Source excerpt:
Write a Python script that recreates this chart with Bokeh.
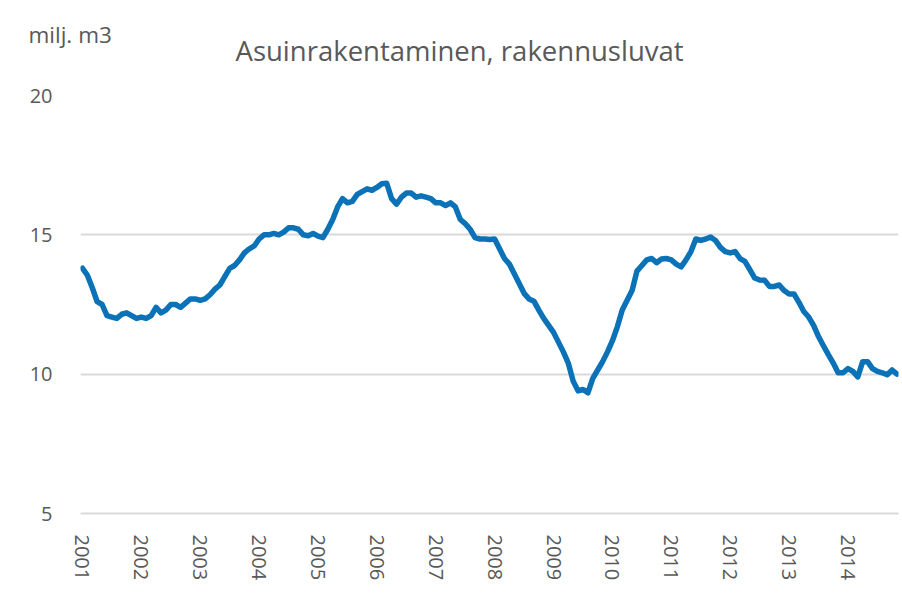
import math
from bokeh.plotting import figure
from bokeh.models import Title, FixedTicker, ColumnDataSource
from bokeh.embed import file_html
from bokeh.resources import INLINE

# Monthly values (milj. m3), Jan 2001 .. Nov 2014
v2001 = [13.8, 13.55, 13.1, 12.6, 12.5, 12.1, 12.05, 12.0, 12.15, 12.2, 12.1, 12.0]
v2002 = [12.05, 12.0, 12.1, 12.4, 12.2, 12.3, 12.5, 12.5, 12.4, 12.55, 12.7, 12.7]
v2003 = [12.65, 12.7, 12.85, 13.05, 13.2, 13.5, 13.8, 13.9, 14.1, 14.35, 14.5, 14.6]
v2004 = [14.85, 15.0, 15.0, 15.05, 15.0, 15.1, 15.25, 15.25, 15.2, 15.0, 14.97, 15.05]
v2005 = [14.95, 14.9, 15.2, 15.55, 16.0, 16.3, 16.15, 16.2, 16.45, 16.55, 16.65, 16.6]
v2006 = [16.7, 16.83, 16.85, 16.3, 16.1, 16.35, 16.5, 16.5, 16.35, 16.4, 16.35, 16.3]
v2007 = [16.15, 16.15, 16.05, 16.15, 16.0, 15.55, 15.4, 15.2, 14.9, 14.85, 14.85, 14.83]
v2008 = [14.85, 14.5, 14.15, 13.95, 13.6, 13.25, 12.9, 12.7, 12.62, 12.3, 12.0, 11.75]
v2009 = [11.5, 11.15, 10.8, 10.4, 9.75, 9.4, 9.45, 9.33, 9.85, 10.15, 10.45, 10.8]
v2010 = [11.2, 11.7, 12.3, 12.65, 13.0, 13.7, 13.9, 14.1, 14.15, 14.0, 14.13, 14.15]
v2011 = [14.1, 13.95, 13.85, 14.1, 14.4, 14.85, 14.8, 14.85, 14.92, 14.8, 14.55, 14.4]
v2012 = [14.35, 14.4, 14.15, 14.05, 13.75, 13.45, 13.38, 13.37, 13.15, 13.15, 13.2, 13.0]
v2013 = [12.88, 12.88, 12.58, 12.25, 12.05, 11.75, 11.35, 11.02, 10.7, 10.4, 10.05, 10.05]
v2014 = [10.2, 10.1, 9.9, 10.45, 10.45, 10.2, 10.1, 10.05, 9.98, 10.15, 10.0]

years = [str(y) for y in range(2001, 2015)]
y_ticks = [5, 10, 15, 20]

values = (v2001 + v2002 + v2003 + v2004 + v2005 + v2006 + v2007 + v2008 +
          v2009 + v2010 + v2011 + v2012 + v2013 + v2014)
months = list(range(len(values)))
src = ColumnDataSource(dict(m=months, v=values))

FONT = "Open Sans"
GREY = "#595959"
GRID = "#d9d9d9"

W, H = 900, 613
LEFT, TOP, BOTTOM, RIGHT = 80, 95, 100, 2
p = figure(width=W, height=H, output_backend="svg", toolbar_location=None,
           x_range=(-0.4, 166.3), y_range=(5, 20),
           min_border_left=LEFT, min_border_right=RIGHT, min_border_top=TOP,
           min_border_bottom=BOTTOM)
p.outline_line_color = None
p.background_fill_color = "white"

p.line("m", "v", source=src, line_color="#0b72b8", line_width=5.5,
       line_join="round", line_cap="round")

# x axis
p.xaxis.ticker = FixedTicker(ticks=[12 * i for i in range(len(years))])
p.xaxis.major_label_overrides = {12 * i: y for i, y in enumerate(years)}
p.xaxis.major_label_orientation = -math.pi / 2
p.xaxis.major_tick_line_color = None
p.xaxis.minor_tick_line_color = None
p.xaxis.axis_line_color = GRID
p.xaxis.axis_line_width = 2
p.xaxis.major_label_standoff = 15
p.xaxis.major_label_text_font = FONT
p.xaxis.major_label_text_font_size = "20px"
p.xaxis.major_label_text_color = GREY
p.xgrid.grid_line_color = None

# y axis
p.yaxis.ticker = FixedTicker(ticks=y_ticks)
p.yaxis.major_tick_line_color = None
p.yaxis.minor_tick_line_color = None
p.yaxis.axis_line_color = None
p.yaxis.major_label_standoff = 22
p.yaxis.major_label_text_font = FONT
p.yaxis.major_label_text_font_size = "20px"
p.yaxis.major_label_text_color = GREY
p.ygrid.grid_line_color = GRID
p.ygrid.grid_line_width = 2

# titles
t_main = Title(text="Asuinrakentaminen, rakennusluvat", align="left", offset=155,
               text_font=FONT, text_font_size="27.5px", text_color=GREY,
               text_font_style="normal", standoff=54)
t_unit = Title(text="milj. m3", align="left", offset=-52,
               text_font=FONT, text_font_size="22.5px", text_color=GREY,
               text_font_style="normal", standoff=-94)
p.add_layout(t_main, "above")
p.add_layout(t_unit, "above")

open("out.html", "w").write(file_html(p, INLINE))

Given instruction:
Write the full listing out again with every line unchanged, but include no pictures.

Expected output:
Write a Python script that recreates this chart with Bokeh.
import math
from bokeh.plotting import figure
from bokeh.models import Title, FixedTicker, ColumnDataSource
from bokeh.embed import file_html
from bokeh.resources import INLINE

# Monthly values (milj. m3), Jan 2001 .. Nov 2014
v2001 = [13.8, 13.55, 13.1, 12.6, 12.5, 12.1, 12.05, 12.0, 12.15, 12.2, 12.1, 12.0]
v2002 = [12.05, 12.0, 12.1, 12.4, 12.2, 12.3, 12.5, 12.5, 12.4, 12.55, 12.7, 12.7]
v2003 = [12.65, 12.7, 12.85, 13.05, 13.2, 13.5, 13.8, 13.9, 14.1, 14.35, 14.5, 14.6]
v2004 = [14.85, 15.0, 15.0, 15.05, 15.0, 15.1, 15.25, 15.25, 15.2, 15.0, 14.97, 15.05]
v2005 = [14.95, 14.9, 15.2, 15.55, 16.0, 16.3, 16.15, 16.2, 16.45, 16.55, 16.65, 16.6]
v2006 = [16.7, 16.83, 16.85, 16.3, 16.1, 16.35, 16.5, 16.5, 16.35, 16.4, 16.35, 16.3]
v2007 = [16.15, 16.15, 16.05, 16.15, 16.0, 15.55, 15.4, 15.2, 14.9, 14.85, 14.85, 14.83]
v2008 = [14.85, 14.5, 14.15, 13.95, 13.6, 13.25, 12.9, 12.7, 12.62, 12.3, 12.0, 11.75]
v2009 = [11.5, 11.15, 10.8, 10.4, 9.75, 9.4, 9.45, 9.33, 9.85, 10.15, 10.45, 10.8]
v2010 = [11.2, 11.7, 12.3, 12.65, 13.0, 13.7, 13.9, 14.1, 14.15, 14.0, 14.13, 14.15]
v2011 = [14.1, 13.95, 13.85, 14.1, 14.4, 14.85, 14.8, 14.85, 14.92, 14.8, 14.55, 14.4]
v2012 = [14.35, 14.4, 14.15, 14.05, 13.75, 13.45, 13.38, 13.37, 13.15, 13.15, 13.2, 13.0]
v2013 = [12.88, 12.88, 12.58, 12.25, 12.05, 11.75, 11.35, 11.02, 10.7, 10.4, 10.05, 10.05]
v2014 = [10.2, 10.1, 9.9, 10.45, 10.45, 10.2, 10.1, 10.05, 9.98, 10.15, 10.0]

years = [str(y) for y in range(2001, 2015)]
y_ticks = [5, 10, 15, 20]

values = (v2001 + v2002 + v2003 + v2004 + v2005 + v2006 + v2007 + v2008 +
          v2009 + v2010 + v2011 + v2012 + v2013 + v2014)
months = list(range(len(values)))
src = ColumnDataSource(dict(m=months, v=values))

FONT = "Open Sans"
GREY = "#595959"
GRID = "#d9d9d9"

W, H = 900, 613
LEFT, TOP, BOTTOM, RIGHT = 80, 95, 100, 2
p = figure(width=W, height=H, output_backend="svg", toolbar_location=None,
           x_range=(-0.4, 166.3), y_range=(5, 20),
           min_border_left=LEFT, min_border_right=RIGHT, min_border_top=TOP,
           min_border_bottom=BOTTOM)
p.outline_line_color = None
p.background_fill_color = "white"

p.line("m", "v", source=src, line_color="#0b72b8", line_width=5.5,
       line_join="round", line_cap="round")

# x axis
p.xaxis.ticker = FixedTicker(ticks=[12 * i for i in range(len(years))])
p.xaxis.major_label_overrides = {12 * i: y for i, y in enumerate(years)}
p.xaxis.major_label_orientation = -math.pi / 2
p.xaxis.major_tick_line_color = None
p.xaxis.minor_tick_line_color = None
p.xaxis.axis_line_color = GRID
p.xaxis.axis_line_width = 2
p.xaxis.major_label_standoff = 15
p.xaxis.major_label_text_font = FONT
p.xaxis.major_label_text_font_size = "20px"
p.xaxis.major_label_text_color = GREY
p.xgrid.grid_line_color = None

# y axis
p.yaxis.ticker = FixedTicker(ticks=y_ticks)
p.yaxis.major_tick_line_color = None
p.yaxis.minor_tick_line_color = None
p.yaxis.axis_line_color = None
p.yaxis.major_label_standoff = 22
p.yaxis.major_label_text_font = FONT
p.yaxis.major_label_text_font_size = "20px"
p.yaxis.major_label_text_color = GREY
p.ygrid.grid_line_color = GRID
p.ygrid.grid_line_width = 2

# titles
t_main = Title(text="Asuinrakentaminen, rakennusluvat", align="left", offset=155,
               text_font=FONT, text_font_size="27.5px", text_color=GREY,
               text_font_style="normal", standoff=54)
t_unit = Title(text="milj. m3", align="left", offset=-52,
               text_font=FONT, text_font_size="22.5px", text_color=GREY,
               text_font_style="normal", standoff=-94)
p.add_layout(t_main, "above")
p.add_layout(t_unit, "above")

open("out.html", "w").write(file_html(p, INLINE))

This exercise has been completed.